#### [Task material]
— BEGIN —
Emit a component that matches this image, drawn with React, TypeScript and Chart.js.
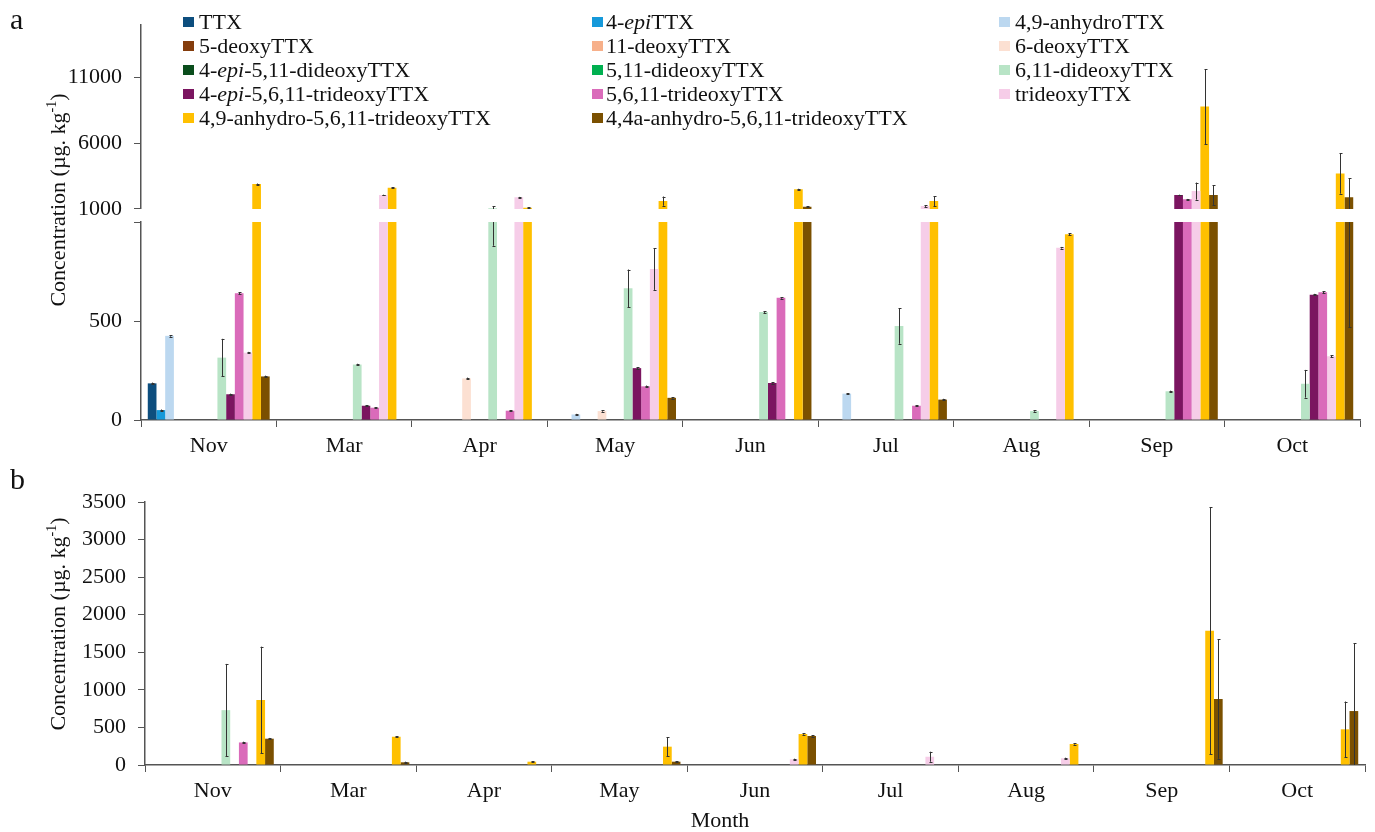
— END —
— BEGIN —
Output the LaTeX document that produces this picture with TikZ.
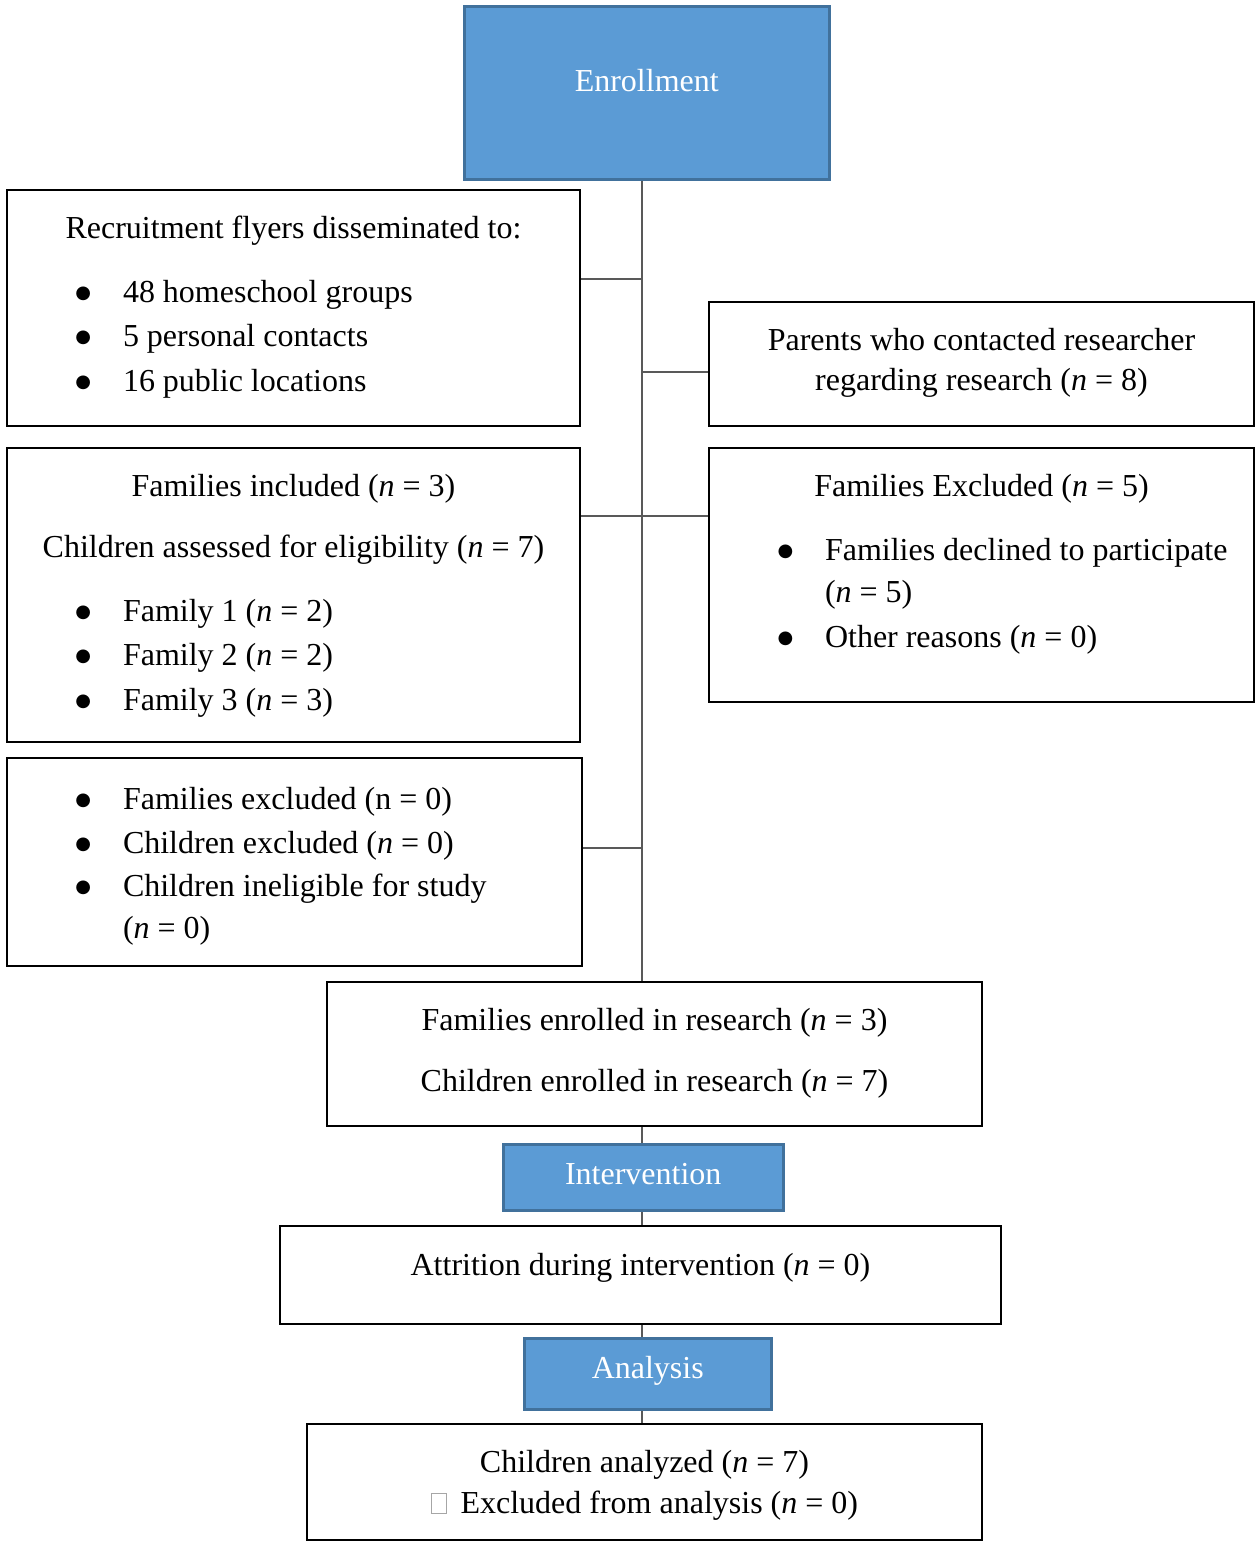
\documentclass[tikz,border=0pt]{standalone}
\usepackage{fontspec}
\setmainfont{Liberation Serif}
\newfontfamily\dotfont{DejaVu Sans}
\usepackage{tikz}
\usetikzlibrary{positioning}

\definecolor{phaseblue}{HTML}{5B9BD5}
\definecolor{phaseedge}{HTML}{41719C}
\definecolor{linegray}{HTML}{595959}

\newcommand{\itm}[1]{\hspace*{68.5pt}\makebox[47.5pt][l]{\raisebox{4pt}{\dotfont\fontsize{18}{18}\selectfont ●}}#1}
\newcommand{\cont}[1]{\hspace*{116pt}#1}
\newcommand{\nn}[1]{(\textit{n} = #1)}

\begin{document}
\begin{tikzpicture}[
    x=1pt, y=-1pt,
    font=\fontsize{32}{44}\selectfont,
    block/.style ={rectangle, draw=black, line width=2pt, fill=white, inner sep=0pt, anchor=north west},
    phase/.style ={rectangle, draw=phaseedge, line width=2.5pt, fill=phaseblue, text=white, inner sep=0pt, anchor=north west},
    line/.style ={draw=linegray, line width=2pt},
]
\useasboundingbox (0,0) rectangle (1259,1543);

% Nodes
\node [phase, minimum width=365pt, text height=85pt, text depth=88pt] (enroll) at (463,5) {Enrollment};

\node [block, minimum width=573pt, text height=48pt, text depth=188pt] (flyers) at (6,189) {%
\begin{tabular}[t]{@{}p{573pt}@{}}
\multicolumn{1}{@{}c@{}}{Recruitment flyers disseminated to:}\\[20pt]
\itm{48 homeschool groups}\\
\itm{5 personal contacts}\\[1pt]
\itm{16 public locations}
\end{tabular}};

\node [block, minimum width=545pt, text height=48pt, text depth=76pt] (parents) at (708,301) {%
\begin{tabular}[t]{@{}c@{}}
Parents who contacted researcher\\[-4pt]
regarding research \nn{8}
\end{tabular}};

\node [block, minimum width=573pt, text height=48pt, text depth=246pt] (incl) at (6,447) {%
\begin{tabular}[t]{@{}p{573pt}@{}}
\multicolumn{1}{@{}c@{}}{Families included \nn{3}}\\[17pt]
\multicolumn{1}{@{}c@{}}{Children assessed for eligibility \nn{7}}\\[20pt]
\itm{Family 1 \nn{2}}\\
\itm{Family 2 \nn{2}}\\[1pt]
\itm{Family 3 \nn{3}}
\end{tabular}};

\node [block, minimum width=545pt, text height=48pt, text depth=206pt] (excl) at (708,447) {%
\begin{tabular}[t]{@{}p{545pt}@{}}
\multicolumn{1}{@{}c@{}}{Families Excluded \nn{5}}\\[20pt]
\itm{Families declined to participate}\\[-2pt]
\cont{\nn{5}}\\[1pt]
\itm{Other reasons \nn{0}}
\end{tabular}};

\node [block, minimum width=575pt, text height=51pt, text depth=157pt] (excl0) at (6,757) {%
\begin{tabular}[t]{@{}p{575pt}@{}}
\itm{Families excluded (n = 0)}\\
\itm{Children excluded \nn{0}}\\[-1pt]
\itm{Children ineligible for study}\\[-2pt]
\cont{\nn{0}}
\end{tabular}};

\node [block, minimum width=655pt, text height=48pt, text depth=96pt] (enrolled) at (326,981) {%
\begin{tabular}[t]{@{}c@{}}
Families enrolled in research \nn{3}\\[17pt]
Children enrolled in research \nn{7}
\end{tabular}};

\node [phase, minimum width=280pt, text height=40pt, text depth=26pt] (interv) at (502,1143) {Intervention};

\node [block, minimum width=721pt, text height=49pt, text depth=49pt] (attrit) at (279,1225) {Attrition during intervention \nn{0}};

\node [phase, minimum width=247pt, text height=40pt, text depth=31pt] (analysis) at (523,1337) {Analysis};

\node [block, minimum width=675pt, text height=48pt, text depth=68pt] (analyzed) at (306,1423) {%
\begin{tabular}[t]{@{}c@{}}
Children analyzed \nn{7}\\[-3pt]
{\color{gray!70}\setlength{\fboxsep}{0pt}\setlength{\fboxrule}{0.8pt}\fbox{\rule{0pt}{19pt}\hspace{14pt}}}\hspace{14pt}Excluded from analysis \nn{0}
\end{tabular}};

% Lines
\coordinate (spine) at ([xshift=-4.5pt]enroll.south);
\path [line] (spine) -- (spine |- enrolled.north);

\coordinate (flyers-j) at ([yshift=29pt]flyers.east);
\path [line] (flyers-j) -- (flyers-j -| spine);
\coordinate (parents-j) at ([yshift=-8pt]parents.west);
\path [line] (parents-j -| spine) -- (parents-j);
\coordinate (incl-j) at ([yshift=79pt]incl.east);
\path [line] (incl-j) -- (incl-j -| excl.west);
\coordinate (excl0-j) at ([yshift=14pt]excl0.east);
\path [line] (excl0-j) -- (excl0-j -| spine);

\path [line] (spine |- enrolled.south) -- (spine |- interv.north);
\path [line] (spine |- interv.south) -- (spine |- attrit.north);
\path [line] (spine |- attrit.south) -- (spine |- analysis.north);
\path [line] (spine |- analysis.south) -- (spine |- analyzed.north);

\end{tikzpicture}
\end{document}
— END —
#### [Short exercise]
Identify the lines in the entries above that contain "with", then copy them out.

#### [Answer to the exercise]
Emit a component that matches this image, drawn with React, TypeScript and Chart.js.
Output the LaTeX document that produces this picture with TikZ.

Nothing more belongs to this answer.